Information shown:
=======
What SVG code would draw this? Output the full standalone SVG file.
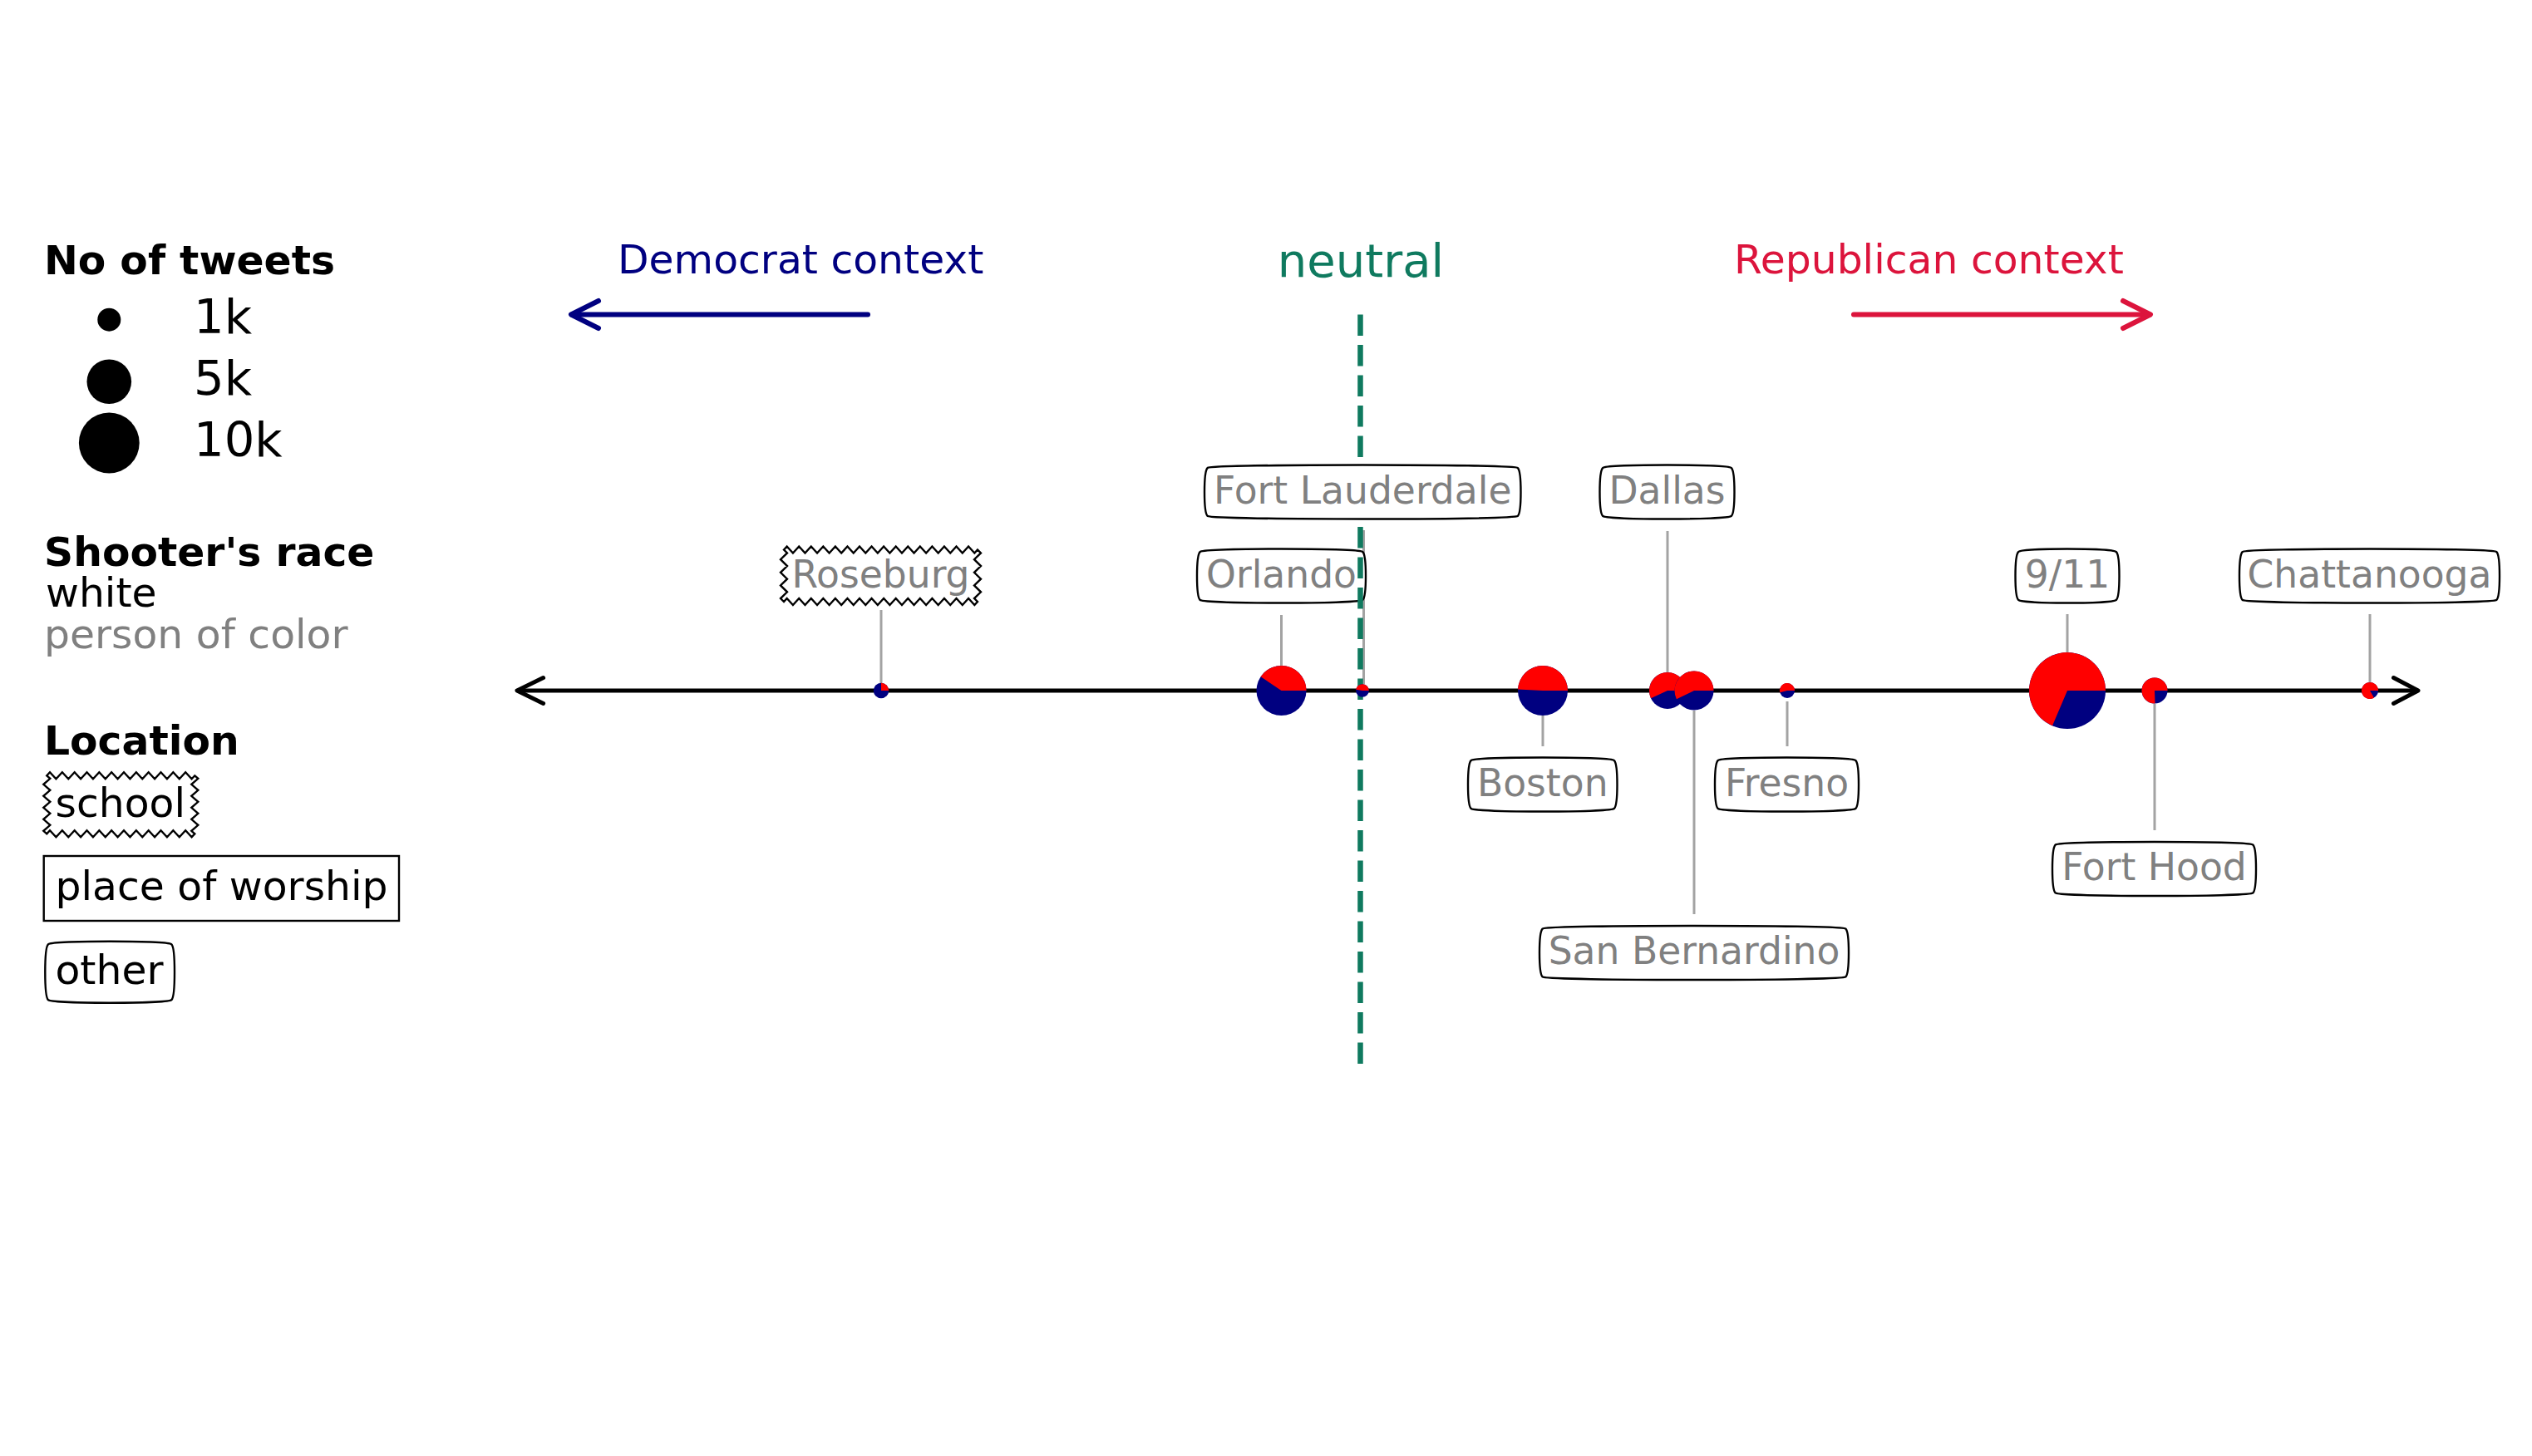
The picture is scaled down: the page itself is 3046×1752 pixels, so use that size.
<svg xmlns="http://www.w3.org/2000/svg" width="3046" height="1752" viewBox="0 0 3046 1752">
<style>
text { font-family: "DejaVu Sans", "Liberation Sans", sans-serif; }
.lbl { font-size: 45.6px; fill: #808080; text-anchor: middle; }
.box { fill: #ffffff; stroke: #000000; stroke-width: 2.4; }
.lead { stroke: #a3a3a3; stroke-width: 3; fill: none; }
.red { fill: #ff0000; }
.navy { fill: #000080; }
.ttl { font-size: 48.8px; font-weight: bold; fill: #000; }
.leg { font-size: 48.8px; fill: #000; }
.num { font-size: 57.6px; fill: #000; }
.party { font-size: 48.8px; }
.arr { fill: none; stroke-linecap: round; stroke-linejoin: round; }
</style>
<rect x="0" y="0" width="3046" height="1752" fill="#ffffff"/>

<g id="axes">
  <g class="arr" stroke="#000000" stroke-width="5">
    <line x1="624" y1="831" x2="2907" y2="831"/>
    <polyline points="653.6,815.5 622,831 653.6,846.5"/>
    <polyline points="2879.5,815.5 2909,831 2879.5,846.5"/>
  </g>
  <g class="arr" stroke="#000080" stroke-width="6">
    <line x1="1044" y1="378.5" x2="688" y2="378.5"/>
    <polyline points="720,362 687,378.5 720,395"/>
  </g>
  <g class="arr" stroke="#dc143c" stroke-width="6">
    <line x1="2230" y1="378.5" x2="2586" y2="378.5"/>
    <polyline points="2554,362 2587,378.5 2554,395"/>
  </g>
  <text class="party" x="743" y="329" fill="#000080">Democrat context</text>
  <text class="party" x="2086" y="329" fill="#dc143c">Republican context</text>
</g>

<g id="connectors">
  <line class="lead" x1="1060" y1="734" x2="1060" y2="822"/>
  <line class="lead" x1="1541.5" y1="740" x2="1541.5" y2="801"/>
  <line class="lead" x1="1640.5" y1="638" x2="1640.5" y2="823"/>
  <line class="lead" x1="2006" y1="639" x2="2006" y2="809"/>
  <line class="lead" x1="2487" y1="739" x2="2487" y2="785"/>
  <line class="lead" x1="2851" y1="739" x2="2851" y2="821"/>
  <line class="lead" x1="1856" y1="861" x2="1856" y2="898"/>
  <line class="lead" x1="2150" y1="844" x2="2150" y2="898"/>
  <line class="lead" x1="2038" y1="855" x2="2038" y2="1100"/>
  <line class="lead" x1="2592" y1="847" x2="2592" y2="999"/>
</g>

<g id="node-roseburg">
  <circle class="navy" cx="1060" cy="831" r="9.2"/>
  <path class="red" d="M1060,831 L1069.2,831 A9.2,9.2 0 0 0 1060,821.8 Z"/>
  <path class="box" d="M943,661.5 l3.64,-4 l7.281,8 l7.281,-8 l7.281,8 l7.281,-8 l7.281,8 l7.281,-8 l7.281,8 l7.281,-8 l7.281,8 l7.281,-8 l7.281,8 l7.281,-8 l7.281,8 l7.281,-8 l7.281,8 l7.281,-8 l7.281,8 l7.281,-8 l7.281,8 l7.281,-8 l7.281,8 l7.281,-8 l7.281,8 l7.281,-8 l7.281,8 l7.281,-8 l7.281,8 l7.281,-8 l7.281,8 l7.281,-8 l7.281,8 l3.64,-4 l4,3.906 l-8,7.8125 l8,7.8125 l-8,7.8125 l8,7.8125 l-8,7.8125 l8,7.8125 l-8,7.8125 l4,3.906 l-3.64,4 l-7.281,-8 l-7.281,8 l-7.281,-8 l-7.281,8 l-7.281,-8 l-7.281,8 l-7.281,-8 l-7.281,8 l-7.281,-8 l-7.281,8 l-7.281,-8 l-7.281,8 l-7.281,-8 l-7.281,8 l-7.281,-8 l-7.281,8 l-7.281,-8 l-7.281,8 l-7.281,-8 l-7.281,8 l-7.281,-8 l-7.281,8 l-7.281,-8 l-7.281,8 l-7.281,-8 l-7.281,8 l-7.281,-8 l-7.281,8 l-7.281,-8 l-7.281,8 l-7.281,-8 l-3.64,4 l-4,-3.906 l8,-7.8125 l-8,-7.8125 l8,-7.8125 l-8,-7.8125 l8,-7.8125 l-8,-7.8125 l8,-7.8125 l-4,-3.906 Z"/>
  <text class="lbl" x="1059.5" y="707">Roseburg</text>
</g>

<g id="node-orlando">
  <circle class="navy" cx="1541.5" cy="831" r="30"/>
  <path class="red" d="M1541.5,831 L1571.5,831 A30,30 0 0 0 1516.63,814.22 Z"/>
  <path class="box" d="M1443.6,664.1 C1448.4,659.3 1634.6,659.3 1639.4,664.1 C1644.2,668.9 1644.2,717.1 1639.4,721.9 C1634.6,726.7 1448.4,726.7 1443.6,721.9 C1438.8,717.1 1438.8,668.9 1443.6,664.1 Z"/>
  <text class="lbl" x="1541.5" y="706.5">Orlando</text>
</g>

<g id="neutral">
  <line x1="1636.5" y1="378.5" x2="1636.5" y2="1287" stroke="#0f7a5f" stroke-width="6.5" stroke-dasharray="25.5 11"/>
  <text x="1637" y="333" font-size="56" fill="#0f7a5f" text-anchor="middle">neutral</text>
</g>

<g id="node-fort-lauderdale">
  <circle class="navy" cx="1639" cy="831" r="7.8"/>
  <path class="red" d="M1639,831 L1646.8,831 A7.8,7.8 0 0 0 1631.32,829.65 Z"/>
  <path class="box" d="M1452.6,563.1 C1457.4,558.3 1821.1,558.3 1825.9,563.1 C1830.7,567.9 1830.7,616.1 1825.9,620.9 C1821.1,625.7 1457.4,625.7 1452.6,620.9 C1447.8,616.1 1447.8,567.9 1452.6,563.1 Z"/>
  <text class="lbl" x="1639.25" y="605.5">Fort Lauderdale</text>
</g>

<g id="node-boston">
  <circle class="navy" cx="1856" cy="831" r="30"/>
  <path class="red" d="M1856,831 L1886,831 A30,30 0 0 0 1826.04,829.43 Z"/>
  <path class="box" d="M1769.6,915.1 C1774.4,910.3 1937.1,910.3 1941.9,915.1 C1946.7,919.9 1946.7,968.1 1941.9,972.9 C1937.1,977.7 1774.4,977.7 1769.6,972.9 C1764.8,968.1 1764.8,919.9 1769.6,915.1 Z"/>
  <text class="lbl" x="1855.75" y="957.5">Boston</text>
</g>

<g id="node-dallas">
  <circle class="navy" cx="2006" cy="831" r="22"/>
  <path class="red" d="M2006,831 L2028,831 A22,22 0 1 0 1986.06,840.3 Z"/>
  <path class="box" d="M1928.1,563.1 C1932.9,558.3 2078.1,558.3 2082.9,563.1 C2087.7,567.9 2087.7,616.1 2082.9,620.9 C2078.1,625.7 1932.9,625.7 1928.1,620.9 C1923.3,616.1 1923.3,567.9 1928.1,563.1 Z"/>
  <text class="lbl" x="2005.5" y="605.5">Dallas</text>
</g>

<g id="node-san-bernardino">
  <circle class="navy" cx="2038" cy="831" r="23.5"/>
  <path class="red" d="M2038,831 L2061.5,831 A23.5,23.5 0 1 0 2016.88,841.3 Z"/>
  <path class="box" d="M1855.6,1117.6 C1860.4,1112.8 2215.6,1112.8 2220.4,1117.6 C2225.2,1122.4 2225.2,1170.6 2220.4,1175.4 C2215.6,1180.2 1860.4,1180.2 1855.6,1175.4 C1850.8,1170.6 1850.8,1122.4 1855.6,1117.6 Z"/>
  <text class="lbl" x="2038" y="1160">San Bernardino</text>
</g>

<g id="node-fresno">
  <circle class="navy" cx="2150" cy="831" r="9"/>
  <path class="red" d="M2150,831 L2159,831 A9,9 0 1 0 2141.31,833.33 Z"/>
  <path class="box" d="M2066.6,915.1 C2071.4,910.3 2227.6,910.3 2232.4,915.1 C2237.2,919.9 2237.2,968.1 2232.4,972.9 C2227.6,977.7 2071.4,977.7 2066.6,972.9 C2061.8,968.1 2061.8,919.9 2066.6,915.1 Z"/>
  <text class="lbl" x="2149.5" y="957.5">Fresno</text>
</g>

<g id="node-911">
  <circle class="navy" cx="2487" cy="831" r="46"/>
  <path class="red" d="M2487,831 L2533,831 A46,46 0 1 0 2469.03,873.34 Z"/>
  <path class="box" d="M2428.1,664.1 C2432.9,659.3 2541.1,659.3 2545.9,664.1 C2550.7,668.9 2550.7,717.1 2545.9,721.9 C2541.1,726.7 2432.9,726.7 2428.1,721.9 C2423.3,717.1 2423.3,668.9 2428.1,664.1 Z"/>
  <text class="lbl" x="2487" y="706.5">9/11</text>
</g>

<g id="node-fort-hood">
  <circle class="navy" cx="2592" cy="831" r="15.5"/>
  <path class="red" d="M2592,831 L2607.5,831 A15.5,15.5 0 1 0 2592.54,846.49 Z"/>
  <path class="box" d="M2472.6,1016.6 C2477.4,1011.8 2705.6,1011.8 2710.4,1016.6 C2715.2,1021.4 2715.2,1069.6 2710.4,1074.4 C2705.6,1079.2 2477.4,1079.2 2472.6,1074.4 C2467.8,1069.6 2467.8,1021.4 2472.6,1016.6 Z"/>
  <text class="lbl" x="2591.5" y="1059">Fort Hood</text>
</g>

<g id="node-chattanooga">
  <circle class="navy" cx="2851" cy="831" r="10"/>
  <path class="red" d="M2851,831 L2861,831 A10,10 0 1 0 2856,839.66 Z"/>
  <path class="box" d="M2697.6,664.1 C2702.4,659.3 2998.6,659.3 3003.4,664.1 C3008.2,668.9 3008.2,717.1 3003.4,721.9 C2998.6,726.7 2702.4,726.7 2697.6,721.9 C2692.8,717.1 2692.8,668.9 2697.6,664.1 Z"/>
  <text class="lbl" x="2850.5" y="706.5">Chattanooga</text>
</g>

<g id="legend">
  <text class="ttl" x="53" y="330">No of tweets</text>
  <circle cx="131.3" cy="384.7" r="14" fill="#000"/>
  <circle cx="131.3" cy="459.3" r="26.8" fill="#000"/>
  <circle cx="131.3" cy="533" r="36.4" fill="#000"/>
  <text class="num" x="233" y="400.5">1k</text>
  <text class="num" x="233" y="474.5">5k</text>
  <text class="num" x="233" y="548.5">10k</text>

  <text class="ttl" x="53" y="680.5">Shooter's race</text>
  <text class="leg" x="55" y="730">white</text>
  <text class="leg" x="53" y="780" style="fill:#808080">person of color</text>

  <text class="ttl" x="53" y="908">Location</text>
  <path class="box" d="M56.3,933.3 l3.708,-4 l7.417,8 l7.417,-8 l7.417,8 l7.417,-8 l7.417,8 l7.417,-8 l7.417,8 l7.417,-8 l7.417,8 l7.417,-8 l7.417,8 l7.417,-8 l7.417,8 l7.417,-8 l7.417,8 l7.417,-8 l7.417,8 l7.417,-8 l7.417,8 l7.417,-8 l7.417,8 l7.417,-8 l7.417,8 l3.708,-4 l4,3.5 l-8,7 l8,7 l-8,7 l8,7 l-8,7 l8,7 l-8,7 l8,7 l-8,7 l4,3.5 l-3.708,4 l-7.417,-8 l-7.417,8 l-7.417,-8 l-7.417,8 l-7.417,-8 l-7.417,8 l-7.417,-8 l-7.417,8 l-7.417,-8 l-7.417,8 l-7.417,-8 l-7.417,8 l-7.417,-8 l-7.417,8 l-7.417,-8 l-7.417,8 l-7.417,-8 l-7.417,8 l-7.417,-8 l-7.417,8 l-7.417,-8 l-7.417,8 l-7.417,-8 l-3.708,4 l-4,-3.5 l8,-7 l-8,-7 l8,-7 l-8,-7 l8,-7 l-8,-7 l8,-7 l-8,-7 l8,-7 l-4,-3.5 Z"/>
  <text class="leg" x="66.5" y="983">school</text>
  <rect class="box" x="52.7" y="1030" width="427.3" height="78"/>
  <text class="leg" x="66.5" y="1083">place of worship</text>
  <path class="box" d="M57.9,1136.3 C62.7,1131.5 201.6,1131.5 206.4,1136.3 C211.2,1141.1 211.2,1198.3 206.4,1203.1 C201.6,1207.9 62.7,1207.9 57.9,1203.1 C53.1,1198.3 53.1,1141.1 57.9,1136.3 Z"/>
  <text class="leg" x="66.5" y="1183.5">other</text>
</g>
</svg>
=======
Given request: Gather each line of the listing that holds the string "size".

The solution:
The picture is scaled down: the page itself is 3046×1752 pixels, so use that size.
.lbl { font-size: 45.6px; fill: #808080; text-anchor: middle; }
.ttl { font-size: 48.8px; font-weight: bold; fill: #000; }
.leg { font-size: 48.8px; fill: #000; }
.num { font-size: 57.6px; fill: #000; }
.party { font-size: 48.8px; }
  <text x="1637" y="333" font-size="56" fill="#0f7a5f" text-anchor="middle">neutral</text>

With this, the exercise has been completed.